The Council of Small Business Australia is also concerned and has asked Google for more time to make the switch.
However, the Australian Chamber of Commerce and Industry says consumers and business will, ultimately, be better off.
The changes do not only affect small to medium-sized companies.
Roi.com.au analysis shows 51.5 per cent of ASX 200-listed companies, including Domino's Pizza, Coca-Cola Amatil and BHP Billiton, do not have mobile-friendly sites and, consequently, will fall in Google search rankings.
"There is a massive gap at the moment and there are number of major brands . . . Pepsi, Jim's Mowing that . . . are not set up and ready for this" Mr Watt said.
A Domino's spokeswoman said the company was ready for the algorithm change known as "mobilegeddon".
"With almost 60 per cent of our sales attributed from online and 50 per cent of those being from mobile, it's important we constantly stay up to date and relevant with any significant online changes and updates as they happen," the spokeswoman said.
"The mobilegeddon scheduled for this week is no different. We have taken the necessary steps to ensure our customers' online experience on mobile is not disrupted in any way."
Mr Watt said although Domino's had a mobile site, it was redirected from the desktop version during a Google mobile search.
This classified it as not being "mobile ready" for the changes, he said.
"A website design needs to be responsive without redirecting to separately hosted mobile site," he said.
"[The] common mistakes we are seeing [are] content not scaling properly for a mobile device [and] separate versions of the desktop and mobile site in operation with different content."
The Council of Small Business Australia executive director Peter Strong urged Google to allow smaller companies more time to adapt.

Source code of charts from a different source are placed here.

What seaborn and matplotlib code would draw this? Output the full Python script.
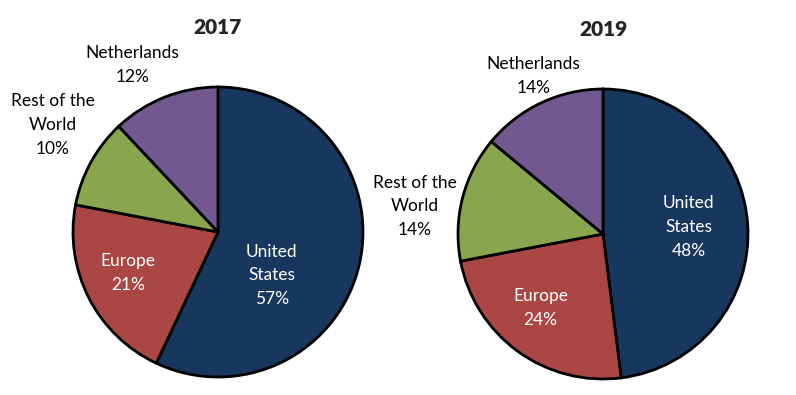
import matplotlib
matplotlib.use("Agg")
import matplotlib.pyplot as plt
import seaborn as sns

# ── Data ─────────────────────────────────────
regions    = ["United States", "Europe", "Rest of the World", "Netherlands"]
labels     = ["United\nStates", "Europe", "Rest of the\nWorld", "Netherlands"]
share_2017 = [57, 21, 10, 12]
share_2019 = [48, 24, 14, 14]
years      = ["2017", "2019"]

colors      = ["#17375E", "#AA4643", "#89A54E", "#71588F"]
text_colors = ["white", "white", "black", "black"]

# label anchors in pie units (centre = 0,0 ; radius = 1)
label_pos = {
    "2017": [(0.37, -0.30), (-0.62, -0.28), (-1.14, 0.74), (-0.59, 1.15)],
    "2019": [(0.59, 0.05), (-0.43, -0.51), (-1.30, 0.19), (-0.48, 1.09)],
}

sns.set_theme(style="white")
plt.rcParams["font.family"] = ["Lato", "DejaVu Sans"]

fig = plt.figure(figsize=(7.96, 3.95), dpi=100)
axes = [
    fig.add_axes([73 / 796, 1 - 377 / 395, 290 / 796, 290 / 395]),
    fig.add_axes([458 / 796, 1 - 379 / 395, 290 / 796, 290 / 395]),
]

for ax, year, values in zip(axes, years, [share_2017, share_2019]):
    ax.pie(
        values, colors=colors, startangle=90, counterclock=False,
        wedgeprops=dict(edgecolor="black", linewidth=2),
    )
    ax.set_xlim(-1, 1)
    ax.set_ylim(-1, 1)
    for (x, y), lab, val, tc in zip(label_pos[year], labels, values, text_colors):
        ax.text(x, y, f"{lab}\n{val}%", ha="center", va="center",
                color=tc, fontsize=12.5, linespacing=1.6, clip_on=False)
    ax.text(0, 1.41, year, ha="center", va="center",
            fontsize=15, fontweight="heavy", clip_on=False)
    ax.axis("off")

plt.savefig("out.png", dpi=100)
plt.close()
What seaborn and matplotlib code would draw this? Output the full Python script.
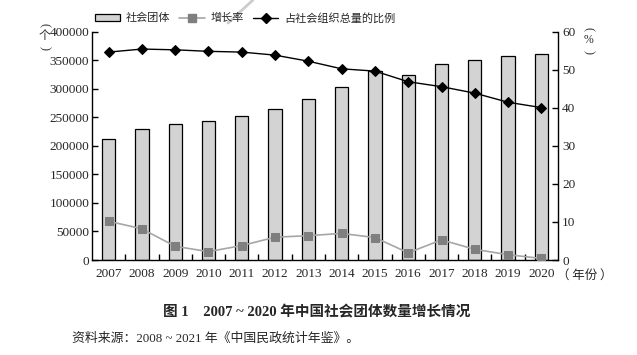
import numpy as np
import pandas as pd
import matplotlib
matplotlib.use("Agg")
import matplotlib.pyplot as plt
import seaborn as sns
from matplotlib.patches import Patch
from matplotlib.lines import Line2D

years = ["2007", "2008", "2009", "2010", "2011", "2012", "2013",
         "2014", "2015", "2016", "2017", "2018", "2019", "2020"]
social_groups = [213000, 229000, 238000, 243000, 252000, 264000, 283000,
                 304000, 331000, 325000, 344000, 351000, 358000, 361000]
growth_rate = [10.2, 8.2, 3.6, 2.2, 3.8, 6.0, 6.4, 7.0, 5.9, 1.9, 5.3, 2.8, 1.4, 0.4]
share = [54.7, 55.5, 55.3, 54.9, 54.7, 53.9, 52.3, 50.3, 49.7, 46.9, 45.6, 43.9, 41.5, 40.1]
left_ticks = [0, 50000, 100000, 150000, 200000, 250000, 300000, 350000, 400000]
right_ticks = [0, 10, 20, 30, 40, 50, 60]

sns.set_theme(style="white")
plt.rcParams['font.family'] = ['Liberation Serif', 'Noto Sans CJK SC']
plt.rcParams['font.size'] = 9.5

df = pd.DataFrame({"year": years, "groups": social_groups,
                   "growth": growth_rate, "share": share})
df["pos"] = np.arange(len(df))

fig = plt.figure(figsize=(6.37, 3.55), dpi=100)
ax = fig.add_axes([0.1444, 0.2676, 0.876 - 0.1444, 0.910 - 0.2676])

sns.barplot(data=df, x="year", y="groups", ax=ax, color="#d3d3d3",
            edgecolor="black", linewidth=0.9, width=0.4, saturation=1)
ax.set_xlim(-0.5, len(years) - 0.5)
ax.set_ylim(0, 400000)
ax.set_yticks(left_ticks)
ax.set_yticklabels([str(t) for t in left_ticks])
ax.set_xlabel("")
ax.set_ylabel("")

ax2 = ax.twinx()
sns.lineplot(data=df, x="pos", y="growth", ax=ax2, color="#a6a6a6", linewidth=1.2,
             marker="s", markersize=6, markerfacecolor="#7f7f7f",
             markeredgecolor="#7f7f7f")
sns.lineplot(data=df, x="pos", y="share", ax=ax2, color="black", linewidth=1.0,
             marker="D", markersize=5.5, markerfacecolor="black",
             markeredgecolor="black")
ax2.set_ylim(0, 60)
ax2.set_yticks(right_ticks)
ax2.set_yticklabels([str(t) for t in right_ticks])
ax2.set_xlim(-0.5, len(years) - 0.5)
ax2.set_xlabel("")
ax2.set_ylabel("")

for a in (ax, ax2):
    a.spines['top'].set_visible(False)
    for s in a.spines.values():
        s.set_color("black")
        s.set_linewidth(1.0)
ax.spines['right'].set_visible(False)
ax2.spines['left'].set_visible(False)
ax2.spines['bottom'].set_visible(False)

ax.tick_params(axis='y', direction='in', length=4, width=1, color='black',
               labelsize=9.5, pad=2, left=True)
ax2.tick_params(axis='y', direction='in', length=4, width=1, color='black',
                labelsize=9.5, pad=3, right=True)
ax.set_xticks(np.arange(len(years)))
ax.set_xticklabels(years)
ax.set_xticks(np.arange(len(years) - 1) + 0.5, minor=True)
ax.tick_params(axis='x', which='major', length=0, labelsize=9.5, pad=6)
ax.tick_params(axis='x', which='minor', direction='in', length=4, width=1,
               color='black', bottom=True)

# unit labels (vertical parentheses)
def vlabel(xpx, ytop, ymid, ybot, s, fam):
    fig.text(xpx / 637, 1 - ytop / 355, "(", rotation=-90, ha='center', va='center',
             fontsize=9, family=['Liberation Serif'], color="#333333")
    fig.text(xpx / 637, 1 - ymid / 355, s, ha='center', va='center',
             fontsize=8.5, family=fam)
    fig.text(xpx / 637, 1 - ybot / 355, ")", rotation=-90, ha='center', va='center',
             fontsize=9, family=['Liberation Serif'], color="#333333")

vlabel(44, 25, 36, 48, "个", ['Noto Sans CJK SC'])
vlabel(588, 29, 40, 52, "%", ['Liberation Serif'])
fig.text(557 / 637, 1 - 275 / 355, "（ 年份 ）", ha='left', va='center',
         fontsize=9, family=['Noto Sans CJK SC'])

# legend
handles = [Patch(facecolor="#d3d3d3", edgecolor="black", linewidth=0.9),
           Line2D([0], [0], color="#a6a6a6", linewidth=1.2, marker="s",
                  markersize=6, markerfacecolor="#7f7f7f", markeredgecolor="#7f7f7f"),
           Line2D([0], [0], color="black", linewidth=1.0, marker="D",
                  markersize=5, markerfacecolor="black", markeredgecolor="black")]
labels = ["社会团体", "增长率", "占社会组织总量的比例"]
fig.legend(handles, labels, loc='center', bbox_to_anchor=(245 / 637, 1 - 18 / 355),
           ncol=3, frameon=False, handlelength=2.3, handletextpad=0.5,
           columnspacing=0.8, prop={'family': ['Noto Sans CJK SC'], 'size': 8})

# faint diagonal stroke seen in the source image
fig.add_artist(Line2D([228 / 637, 253 / 637], [1 - 23 / 355, 1.0],
                      color="#cccccc", linewidth=2, transform=fig.transFigure))

fig.text(317 / 637, 1 - 312 / 355, "图 1　2007 ~ 2020 年中国社会团体数量增长情况",
         ha='center', va='center', fontsize=10.5, fontweight='bold',
         family=['Liberation Serif', 'Noto Sans CJK SC'])
fig.text(72 / 637, 1 - 339 / 355, "资料来源：2008 ~ 2021 年《中国民政统计年鉴》。",
         ha='left', va='center', fontsize=9.3,
         family=['Liberation Serif', 'Noto Sans CJK SC'])

fig.savefig("out.png", dpi=100)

"You can have a great website, have a good business and offer a product at a great price, but it's a bit unfair if customers can't find you," Mr Strong said, adding the changes were reflective of Google's dominance.
"When you're a monopoly, you've got to look at the public good. What if I'm looking for a chemist late at night and I'm in a foreign city, you'd want to find the nearest chemist."
However, the Australian Chamber of Commerce's director of economics and industry policy, John Osborn, said businesses needed to embrace mobile technology.
"This is overwhelmingly the way the internet is going and business can't resist that. They need to adapt and being web savvy is not a nice to have but a need to have," Mr Osborn said.
"That's the competitive environment that all businesses must survive in and it will, ultimately, make them stronger and more targeted to consumer preferences."
A Google spokesman said it had been working with website owners to ease the transition.
"As people increasingly search on their mobile devices, we want to make sure they can find content that's not only relevant and timely, but also easy to read and interact with on smaller mobile screens," the spokesman said.
"We've been offering resources for webmasters to test their mobile sites and tools to make their pages mobile-friendly. We'll use a web page's 'mobile-friendliness' as one of many factors to help rank searches done on mobile device."